Sound Advantage Media
Jackson, TN 731.437.0536
1.Commit to a weekly planning/brainstorming meeting. Everyone connected to the show from intern to PD should attend this meeting. Use 100% of the available creative brainpower at your station. At the meeting, everyone is responsible for bringing in multiple ideas from categories like: phone topics, personal stories, games, new features, guests/interviews, production piece (song parody, etc.), promotion, stunt idea, serial story line, web/viral content idea.
2.Make imaging the show a priority. Imaging speeds up the process of familiarizing people with the show, for both new and established shows. Many people cume the radio station yet may not listen to the morning show. Make the promos a priority as opposed to being the last thing the show does before flying out the door. We can help you brainstorm ideas on how to best promote your show.
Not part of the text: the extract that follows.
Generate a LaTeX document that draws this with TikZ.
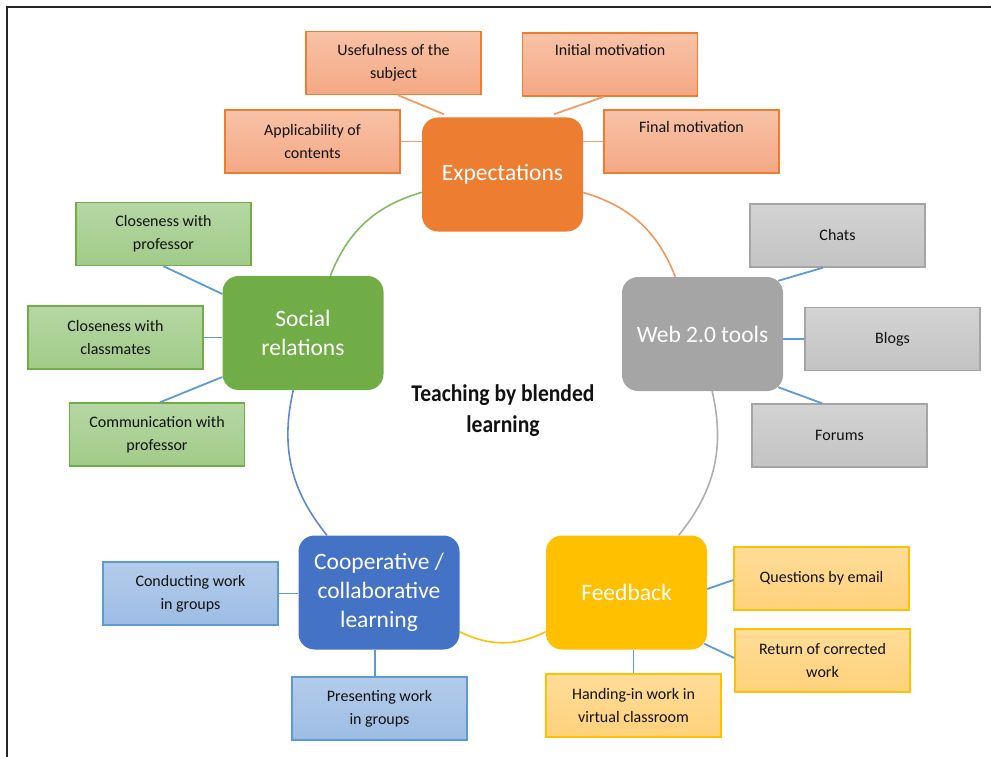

3.Asking is better than telling. An effective way to start a difficult conversation with an employee or coworker is by asking a question. Often a personality or employee will know themselves when and even why something didn't work. If you start with "That sucked!" or "Why did you do that?!" the person feels defensive immediately. By asking a question, like "How do you think that [break] went?" the person has the opportunity to learn from their mistake by taking responsibility. "I know. I hated that break."
Then you can follow up with questions like "What can [we/you] do differently next time?" and the person is still with you in the conversation, not mentally on the phone with their therapist.
4.Create more anticipation for content by mastering the art of the tease. When you pose a question that creates mystery -- or what scientific studies call an information gap in the brain -- it arouses people's curiosity and they feel compelled to find the answer or the resolution. So the purpose of teasing is twofold: One: to retain listeners through each segment of the show. Two: to create a mystery or create an information gap that engages listeners emotionally. It breaks down to: mystery (the information gap) + resolution (fill information gap) = ratings (more listeners).
6.Take an improv class. Improv sharpens listening skills, builds confidence, gets the creative juices flowing, teaches you how to build and expand the content and conversations, improves team rapport and bantering skills. Maybe most importantly, it stretches you and gives you practice being out of your comfort zone. The less guarded you are, the more your authentic personality can come through. And believe it or not, it helps not just talent, but also producers and even managers, to find their comedic voice and to loosen up.